:: DATASET CONTENT

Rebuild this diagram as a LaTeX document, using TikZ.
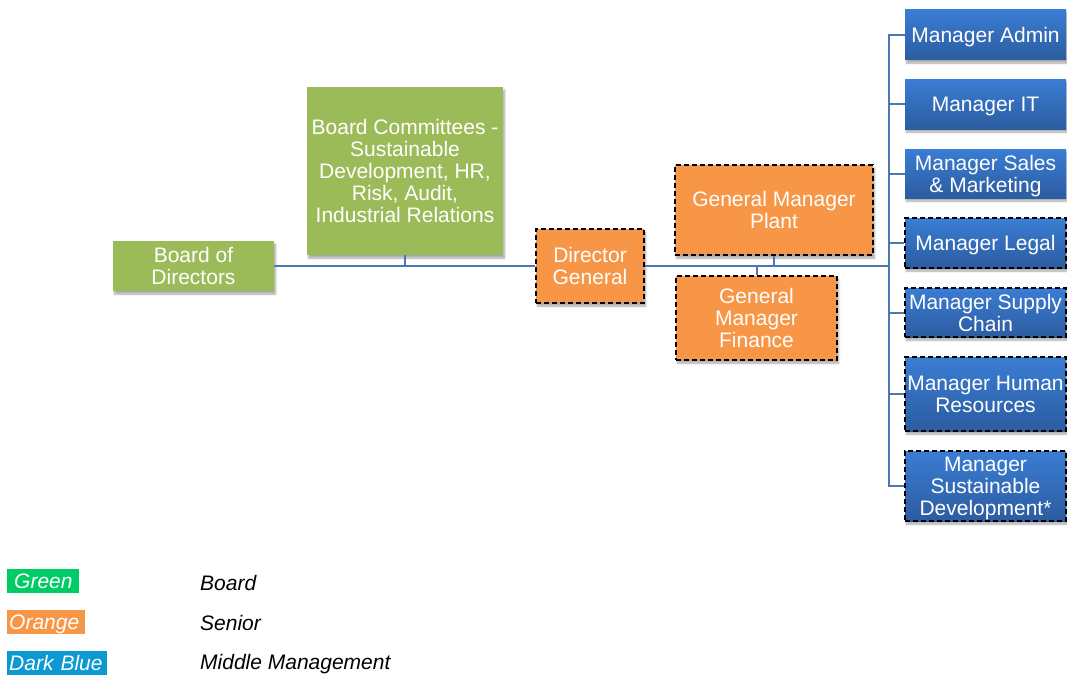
\documentclass[tikz,border=0pt]{standalone}
\usepackage{fontspec}
\setmainfont{Liberation Sans}
\usetikzlibrary{shadows.blur}
\definecolor{boardgreen}{RGB}{155,187,89}
\definecolor{senior}{RGB}{247,150,70}
\definecolor{midtop}{RGB}{58,125,212}
\definecolor{midbot}{RGB}{44,92,160}
\definecolor{linkblue}{RGB}{74,120,176}
\definecolor{legendgreen}{RGB}{0,204,102}
\definecolor{legendblue}{RGB}{12,152,208}

\begin{document}
\begin{tikzpicture}[x=1pt,y=-1pt,
  unit/.style={rectangle, inner sep=0pt, align=center, text=white, text depth=0pt,
    font=\fontsize{21}{22}\selectfont,
    blur shadow={shadow xshift=1.5pt, shadow yshift=-3pt, shadow opacity=35, shadow blur steps=6}},
  board/.style={unit, fill=boardgreen},
  seniorbox/.style={unit, fill=senior, draw=black, line width=1.8pt, dash pattern=on 5pt off 3pt},
  midbox/.style={unit, top color=midtop, bottom color=midbot, minimum width=161},
  dashedge/.style={draw=black, line width=1.8pt, dash pattern=on 5pt off 3pt},
  link/.style={draw=linkblue, line width=2pt},
  legendkey/.style={rectangle, anchor=west, minimum height=24, inner ysep=0pt, align=left,
    text height=15pt, text depth=0pt,
    text=white, font=\fontsize{21}{22}\selectfont\itshape},
  legendtext/.style={anchor=west, inner sep=0pt, font=\fontsize{21}{22}\selectfont\itshape}]

\useasboundingbox (0,0) rectangle (1067,677);

% board level
\node[board, minimum width=161, minimum height=50] (bod) at (193.5,266) {Board of\\Directors};
\node[board, minimum width=196, minimum height=168] (bc) at (405,171)
  {Board Committees -\\Sustainable\\Development, HR,\\Risk, Audit,\\Industrial Relations};

% senior level
\node[seniorbox, minimum width=108, minimum height=74] (dg) at (590,266) {Director\\General};
\node[seniorbox, minimum width=198, minimum height=90] (gmp) at (774,210) {General Manager\\Plant};
\node[seniorbox, minimum width=161, minimum height=84] (gmf) at (756.5,318) {General\\Manager\\Finance};

% middle management
\node[midbox, minimum height=50] (madmin) at (985.5,35) {Manager Admin};
\node[midbox, minimum height=50] (mit) at (985.5,104) {Manager IT};
\node[midbox, minimum height=49] (msales) at (985.5,173.5) {Manager Sales\\\& Marketing};
\node[midbox, dashedge, minimum height=50] (mlegal) at (985.5,243) {Manager Legal};
\node[midbox, dashedge, minimum height=49] (msupply) at (985.5,312.5) {Manager Supply\\Chain};
\node[midbox, dashedge, minimum height=74] (mhr) at (985.5,394) {Manager Human\\Resources};
\node[midbox, dashedge, minimum height=70] (msd) at (985.5,486) {Manager\\Sustainable\\Development*};

% connectors
\coordinate (bus) at (889,265);
\draw[link] (bod.east) -- (dg.west);
\draw[link] (bc.south) -- (bc.south |- bod.east);
\draw[link] (dg.east) -- (dg.east -| bus);
\draw[link] (gmp.south) -- (gmp.south |- dg.east);
\draw[link] (gmf.north) -- (gmf.north |- dg.east);
\draw[link] (madmin.west) -- (madmin.west -| bus) -- (msd.west -| bus) -- (msd.west);
\foreach \m in {mit,msales,mlegal,msupply,mhr}
  \draw[link] (\m.west) -- (\m.west -| bus);

% legend
\node[legendkey, fill=legendgreen, inner xsep=7pt, text width=58pt] (kgreen) at (7,581) {Green};
\node[legendkey, fill=senior, inner xsep=2pt, text width=74pt] (korange) at (7,622) {Orange};
\node[legendkey, fill=legendblue, inner xsep=2pt, text width=96pt] (kblue) at (7,663) {Dark Blue};
\node[legendtext] (lboard) at (200,583) {Board};
\node[legendtext] (lsenior) at (200,623) {Senior};
\node[legendtext] (lmiddle) at (200,664) {Middle Management};
\end{tikzpicture}
\end{document}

::::

GIVEN INSTRUCTION: Transcribe each line above verbatim, with the pictures left out.

EXERCISE SOLUTION:
Rebuild this diagram as a LaTeX document, using TikZ.
\documentclass[tikz,border=0pt]{standalone}
\usepackage{fontspec}
\setmainfont{Liberation Sans}
\usetikzlibrary{shadows.blur}
\definecolor{boardgreen}{RGB}{155,187,89}
\definecolor{senior}{RGB}{247,150,70}
\definecolor{midtop}{RGB}{58,125,212}
\definecolor{midbot}{RGB}{44,92,160}
\definecolor{linkblue}{RGB}{74,120,176}
\definecolor{legendgreen}{RGB}{0,204,102}
\definecolor{legendblue}{RGB}{12,152,208}

\begin{document}
\begin{tikzpicture}[x=1pt,y=-1pt,
  unit/.style={rectangle, inner sep=0pt, align=center, text=white, text depth=0pt,
    font=\fontsize{21}{22}\selectfont,
    blur shadow={shadow xshift=1.5pt, shadow yshift=-3pt, shadow opacity=35, shadow blur steps=6}},
  board/.style={unit, fill=boardgreen},
  seniorbox/.style={unit, fill=senior, draw=black, line width=1.8pt, dash pattern=on 5pt off 3pt},
  midbox/.style={unit, top color=midtop, bottom color=midbot, minimum width=161},
  dashedge/.style={draw=black, line width=1.8pt, dash pattern=on 5pt off 3pt},
  link/.style={draw=linkblue, line width=2pt},
  legendkey/.style={rectangle, anchor=west, minimum height=24, inner ysep=0pt, align=left,
    text height=15pt, text depth=0pt,
    text=white, font=\fontsize{21}{22}\selectfont\itshape},
  legendtext/.style={anchor=west, inner sep=0pt, font=\fontsize{21}{22}\selectfont\itshape}]

\useasboundingbox (0,0) rectangle (1067,677);

% board level
\node[board, minimum width=161, minimum height=50] (bod) at (193.5,266) {Board of\\Directors};
\node[board, minimum width=196, minimum height=168] (bc) at (405,171)
  {Board Committees -\\Sustainable\\Development, HR,\\Risk, Audit,\\Industrial Relations};

% senior level
\node[seniorbox, minimum width=108, minimum height=74] (dg) at (590,266) {Director\\General};
\node[seniorbox, minimum width=198, minimum height=90] (gmp) at (774,210) {General Manager\\Plant};
\node[seniorbox, minimum width=161, minimum height=84] (gmf) at (756.5,318) {General\\Manager\\Finance};

% middle management
\node[midbox, minimum height=50] (madmin) at (985.5,35) {Manager Admin};
\node[midbox, minimum height=50] (mit) at (985.5,104) {Manager IT};
\node[midbox, minimum height=49] (msales) at (985.5,173.5) {Manager Sales\\\& Marketing};
\node[midbox, dashedge, minimum height=50] (mlegal) at (985.5,243) {Manager Legal};
\node[midbox, dashedge, minimum height=49] (msupply) at (985.5,312.5) {Manager Supply\\Chain};
\node[midbox, dashedge, minimum height=74] (mhr) at (985.5,394) {Manager Human\\Resources};
\node[midbox, dashedge, minimum height=70] (msd) at (985.5,486) {Manager\\Sustainable\\Development*};

% connectors
\coordinate (bus) at (889,265);
\draw[link] (bod.east) -- (dg.west);
\draw[link] (bc.south) -- (bc.south |- bod.east);
\draw[link] (dg.east) -- (dg.east -| bus);
\draw[link] (gmp.south) -- (gmp.south |- dg.east);
\draw[link] (gmf.north) -- (gmf.north |- dg.east);
\draw[link] (madmin.west) -- (madmin.west -| bus) -- (msd.west -| bus) -- (msd.west);
\foreach \m in {mit,msales,mlegal,msupply,mhr}
  \draw[link] (\m.west) -- (\m.west -| bus);

% legend
\node[legendkey, fill=legendgreen, inner xsep=7pt, text width=58pt] (kgreen) at (7,581) {Green};
\node[legendkey, fill=senior, inner xsep=2pt, text width=74pt] (korange) at (7,622) {Orange};
\node[legendkey, fill=legendblue, inner xsep=2pt, text width=96pt] (kblue) at (7,663) {Dark Blue};
\node[legendtext] (lboard) at (200,583) {Board};
\node[legendtext] (lsenior) at (200,623) {Senior};
\node[legendtext] (lmiddle) at (200,664) {Middle Management};
\end{tikzpicture}
\end{document}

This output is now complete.